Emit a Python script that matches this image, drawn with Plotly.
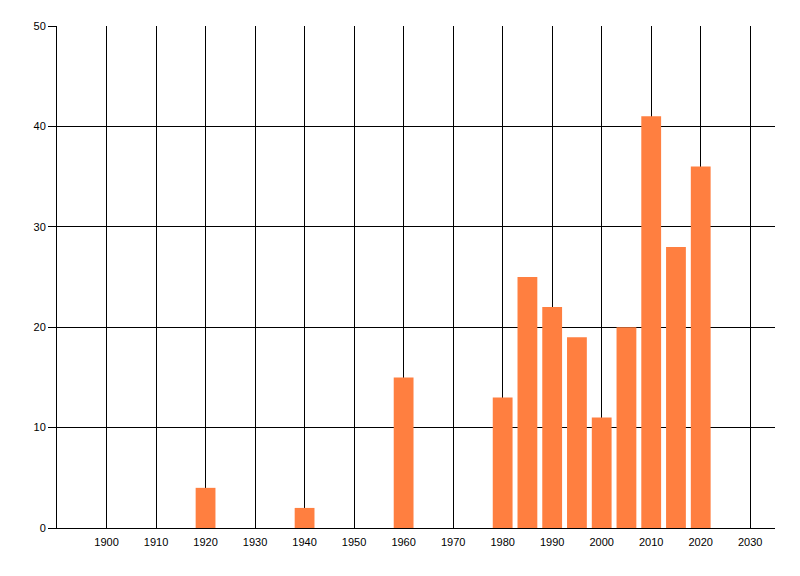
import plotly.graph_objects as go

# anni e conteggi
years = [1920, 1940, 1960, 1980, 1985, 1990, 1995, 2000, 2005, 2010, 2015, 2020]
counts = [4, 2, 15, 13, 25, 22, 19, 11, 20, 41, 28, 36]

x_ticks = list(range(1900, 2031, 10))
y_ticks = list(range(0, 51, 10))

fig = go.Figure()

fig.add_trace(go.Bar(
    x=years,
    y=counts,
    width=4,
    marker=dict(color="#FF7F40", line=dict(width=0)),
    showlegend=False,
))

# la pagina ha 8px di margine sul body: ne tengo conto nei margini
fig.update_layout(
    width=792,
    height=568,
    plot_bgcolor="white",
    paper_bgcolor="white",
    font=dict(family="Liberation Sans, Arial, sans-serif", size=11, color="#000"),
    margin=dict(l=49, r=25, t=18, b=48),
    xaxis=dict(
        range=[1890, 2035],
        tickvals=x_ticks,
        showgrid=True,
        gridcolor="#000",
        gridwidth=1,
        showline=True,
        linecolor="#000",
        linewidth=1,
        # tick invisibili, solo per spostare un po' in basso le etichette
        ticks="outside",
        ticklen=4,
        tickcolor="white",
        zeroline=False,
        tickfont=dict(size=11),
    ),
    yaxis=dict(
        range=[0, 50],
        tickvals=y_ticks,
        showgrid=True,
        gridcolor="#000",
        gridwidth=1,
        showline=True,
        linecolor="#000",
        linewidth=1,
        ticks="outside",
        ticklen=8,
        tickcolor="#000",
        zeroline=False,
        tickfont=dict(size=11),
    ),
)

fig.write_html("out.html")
------------
**Task goal**. Copy out all of the data word for word. Do not carry over any picture.

**Result for this exercise**.
Emit a Python script that matches this image, drawn with Plotly.
import plotly.graph_objects as go

# anni e conteggi
years = [1920, 1940, 1960, 1980, 1985, 1990, 1995, 2000, 2005, 2010, 2015, 2020]
counts = [4, 2, 15, 13, 25, 22, 19, 11, 20, 41, 28, 36]

x_ticks = list(range(1900, 2031, 10))
y_ticks = list(range(0, 51, 10))

fig = go.Figure()

fig.add_trace(go.Bar(
    x=years,
    y=counts,
    width=4,
    marker=dict(color="#FF7F40", line=dict(width=0)),
    showlegend=False,
))

# la pagina ha 8px di margine sul body: ne tengo conto nei margini
fig.update_layout(
    width=792,
    height=568,
    plot_bgcolor="white",
    paper_bgcolor="white",
    font=dict(family="Liberation Sans, Arial, sans-serif", size=11, color="#000"),
    margin=dict(l=49, r=25, t=18, b=48),
    xaxis=dict(
        range=[1890, 2035],
        tickvals=x_ticks,
        showgrid=True,
        gridcolor="#000",
        gridwidth=1,
        showline=True,
        linecolor="#000",
        linewidth=1,
        # tick invisibili, solo per spostare un po' in basso le etichette
        ticks="outside",
        ticklen=4,
        tickcolor="white",
        zeroline=False,
        tickfont=dict(size=11),
    ),
    yaxis=dict(
        range=[0, 50],
        tickvals=y_ticks,
        showgrid=True,
        gridcolor="#000",
        gridwidth=1,
        showline=True,
        linecolor="#000",
        linewidth=1,
        ticks="outside",
        ticklen=8,
        tickcolor="#000",
        zeroline=False,
        tickfont=dict(size=11),
    ),
)

fig.write_html("out.html")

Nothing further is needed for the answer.